→ OBJECTIVE
From the first line of the data through the line containing "from bokeh.resources import INLINE", return each line exactly.

→ SUPPLIED DATA
══════════════════════════════
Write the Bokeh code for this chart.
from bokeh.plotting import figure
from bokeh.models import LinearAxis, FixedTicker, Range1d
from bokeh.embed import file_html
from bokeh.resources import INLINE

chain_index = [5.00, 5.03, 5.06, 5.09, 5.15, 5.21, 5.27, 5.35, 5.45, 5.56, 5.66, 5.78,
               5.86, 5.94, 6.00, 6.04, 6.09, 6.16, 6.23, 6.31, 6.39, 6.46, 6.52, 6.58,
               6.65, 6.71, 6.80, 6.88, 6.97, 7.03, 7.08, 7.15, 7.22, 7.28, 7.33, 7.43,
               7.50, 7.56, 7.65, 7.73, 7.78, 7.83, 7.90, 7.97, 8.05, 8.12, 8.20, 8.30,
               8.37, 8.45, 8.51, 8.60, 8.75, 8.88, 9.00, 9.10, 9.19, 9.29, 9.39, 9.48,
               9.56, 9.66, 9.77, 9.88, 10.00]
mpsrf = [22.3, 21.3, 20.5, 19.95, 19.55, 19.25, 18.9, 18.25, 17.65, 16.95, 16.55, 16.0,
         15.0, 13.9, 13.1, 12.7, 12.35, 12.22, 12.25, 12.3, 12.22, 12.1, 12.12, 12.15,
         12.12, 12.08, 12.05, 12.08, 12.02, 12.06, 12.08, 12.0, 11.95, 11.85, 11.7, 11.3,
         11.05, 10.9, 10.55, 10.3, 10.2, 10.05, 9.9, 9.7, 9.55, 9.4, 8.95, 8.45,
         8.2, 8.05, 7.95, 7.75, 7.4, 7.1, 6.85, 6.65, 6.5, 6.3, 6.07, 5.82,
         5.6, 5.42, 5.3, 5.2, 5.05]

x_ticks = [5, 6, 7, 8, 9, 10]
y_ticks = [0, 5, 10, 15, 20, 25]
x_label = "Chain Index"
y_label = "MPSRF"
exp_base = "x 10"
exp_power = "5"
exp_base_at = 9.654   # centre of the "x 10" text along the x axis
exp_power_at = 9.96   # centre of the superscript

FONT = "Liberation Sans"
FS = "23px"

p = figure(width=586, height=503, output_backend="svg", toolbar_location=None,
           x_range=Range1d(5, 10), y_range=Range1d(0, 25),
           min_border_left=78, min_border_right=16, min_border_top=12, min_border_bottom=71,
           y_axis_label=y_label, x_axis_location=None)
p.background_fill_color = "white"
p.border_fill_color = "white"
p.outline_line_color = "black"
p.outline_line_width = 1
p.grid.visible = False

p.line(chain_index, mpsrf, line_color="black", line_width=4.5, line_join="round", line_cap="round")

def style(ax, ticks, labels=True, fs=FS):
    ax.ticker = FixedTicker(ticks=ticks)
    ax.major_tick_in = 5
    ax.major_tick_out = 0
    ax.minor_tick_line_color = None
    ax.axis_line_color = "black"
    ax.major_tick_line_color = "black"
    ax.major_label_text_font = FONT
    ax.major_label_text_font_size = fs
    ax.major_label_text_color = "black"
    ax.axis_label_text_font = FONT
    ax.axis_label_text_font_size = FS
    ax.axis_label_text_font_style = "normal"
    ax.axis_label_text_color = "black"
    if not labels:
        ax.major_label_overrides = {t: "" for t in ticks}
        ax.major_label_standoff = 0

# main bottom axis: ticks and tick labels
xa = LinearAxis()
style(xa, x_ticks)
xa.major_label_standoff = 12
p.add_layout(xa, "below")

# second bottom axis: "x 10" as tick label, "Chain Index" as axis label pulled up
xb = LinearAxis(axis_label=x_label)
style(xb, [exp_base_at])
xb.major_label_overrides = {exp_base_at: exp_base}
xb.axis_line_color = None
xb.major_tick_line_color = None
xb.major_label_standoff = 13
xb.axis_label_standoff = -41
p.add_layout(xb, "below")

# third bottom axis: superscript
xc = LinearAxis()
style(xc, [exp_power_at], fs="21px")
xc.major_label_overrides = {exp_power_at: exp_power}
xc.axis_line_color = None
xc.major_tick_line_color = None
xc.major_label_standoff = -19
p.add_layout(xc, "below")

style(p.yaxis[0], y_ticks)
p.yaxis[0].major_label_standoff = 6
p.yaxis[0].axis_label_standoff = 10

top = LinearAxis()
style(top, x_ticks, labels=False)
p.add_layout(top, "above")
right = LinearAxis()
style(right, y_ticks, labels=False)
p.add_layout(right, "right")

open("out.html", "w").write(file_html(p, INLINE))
══════════════════════════════
→ ANSWER
Write the Bokeh code for this chart.
from bokeh.plotting import figure
from bokeh.models import LinearAxis, FixedTicker, Range1d
from bokeh.embed import file_html
from bokeh.resources import INLINE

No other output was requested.